Not many? As in, I don't think many buildings would have two separate power feeds. I'd expect a small number of very large connections from the cogen plant and the outside word into local distribution network(s), and then everything is single-path from there on.

But isn't that just because of legislation? As far as I can tell the system could just as easily throw a switch, test to make sure the switch was thrown, and then safely power locally. I know in California this is law, but I have never heard of a very good reason why it is technically difficult or inherently more dangerous to "air gap" your local power at the building rather than at the battery/power source.
Agreed. When I lived in Wisconsin the power would go out frequently during storms. Immediately I'd hear some neighbor's natural gas generators kick in and then a few minutes later I'd hear a few neighbors fire up their gasoline generators.

In both cases, they would flip over their home (or a sub panel) to the alternate power source (and disconnect it from the upstream grid). I looked into these systems and the natural gas ones could do this automatically using a kit available at Home Depot, and the gas generators required a manual switch, but were still very simple.

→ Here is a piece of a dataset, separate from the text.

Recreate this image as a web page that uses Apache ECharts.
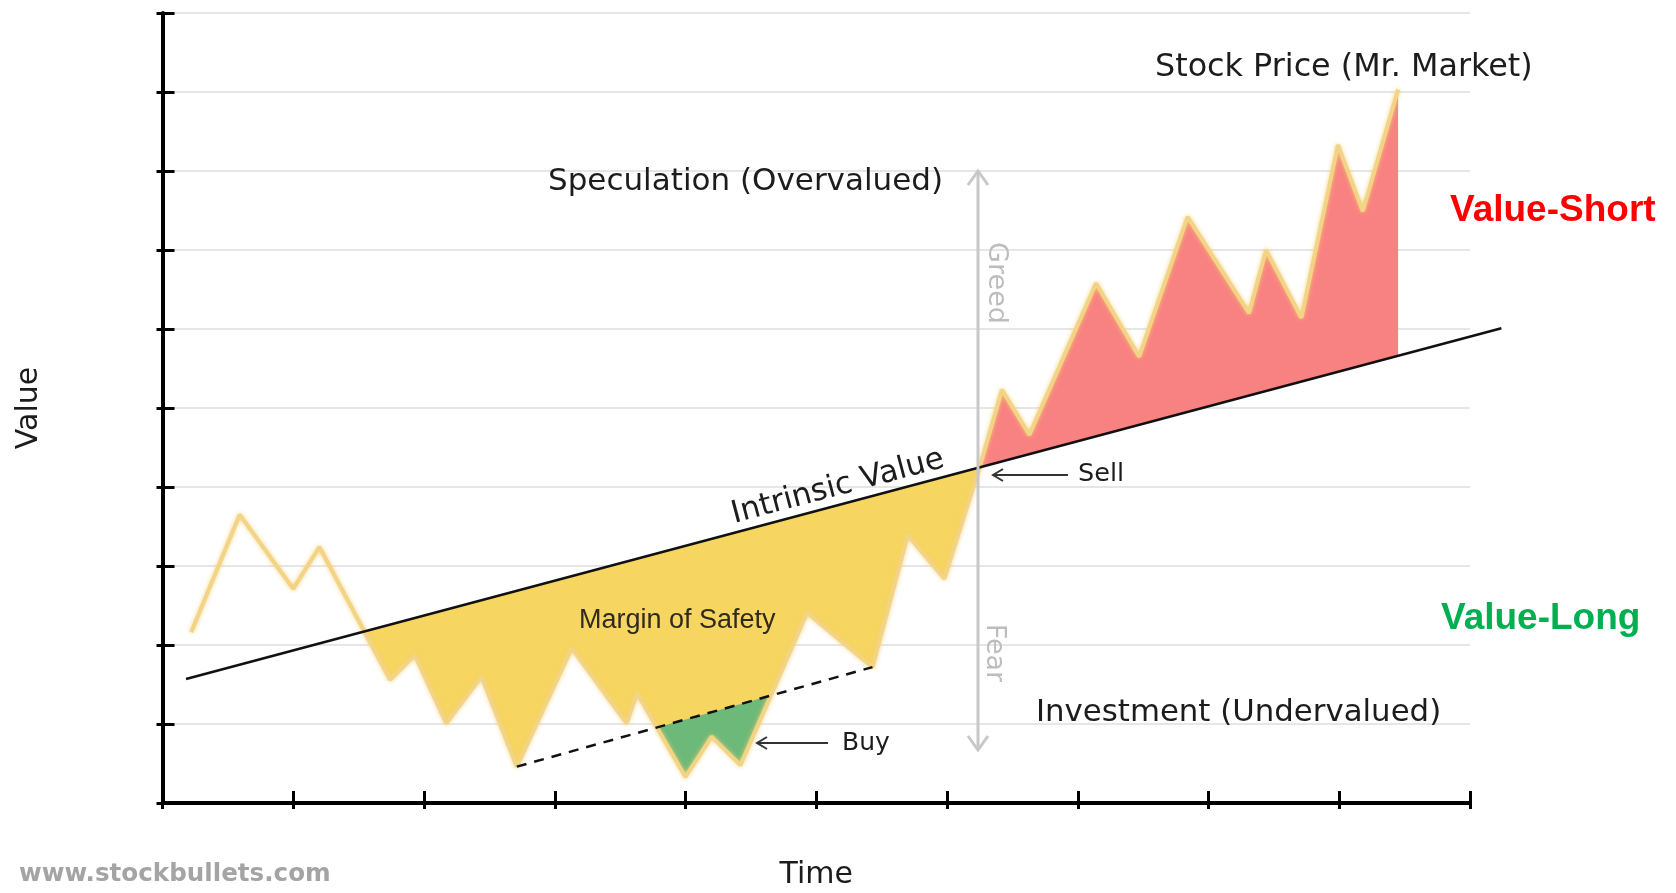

I looked into Solar in California and when I found out that most people can't use their systems during blackouts I asked about these generator systems that switch over and they basically said they had not seen equipment that could it and they didn't believe it was allowed anyway.

Solar is different from a generator, in that a generator is already producing AC, and as long as it produces a reasonable frequency and waveform you're good. Solar produces DC, which you then need to convert to AC, and the inverters that are typically installed are not able to do their own waveform shaping, depending on the grid to do it for them. It's possible to get inverters that handle this correctly, but they're more expensive, so typical home solar installs don't use them.
Or is it a horse and cart problem? Since there is legislation against it, there is not a demand, and prices have stayed high to sell them as "off grid" tech only? Most anybody would spend $500 extra on a 30k system for guaranteed power during blackouts.
Inverters are only used for DC to AC conversion, cogeneration sets are conventional prime mover setups that output 3-phase AC directly. The problem likely has to do with islanded grid stability, without the grid you have to take care of power factor correction and grid voltage regulation yourself, this can get pretty dicey if you don't have direct control or knowledge of the type of loads you'll have.
In an islanded mode of operation you also need to match load and generation to maintain system frequency, which is tough to do with cogen and non-controlled loads.

Basically, it can work, but the whole system is going to need to be engineered for it from the outset.

I work for a significant tech company in the Valley and we are in the PG&E grid, but we have diesel backup generators that we immediately fired up when power was cut to a few of our buildings. “Tied” to the grid doesn’t preclude backup power. As long as we can get fuel trucks to our buildings, we can run indefinitely.
Thanks for the clarification; I was wondering what had happened to their cogeneration plant.

I remember some time ago when the cogeneration plant failed and took out power in one building where many biological samples were stored at -80.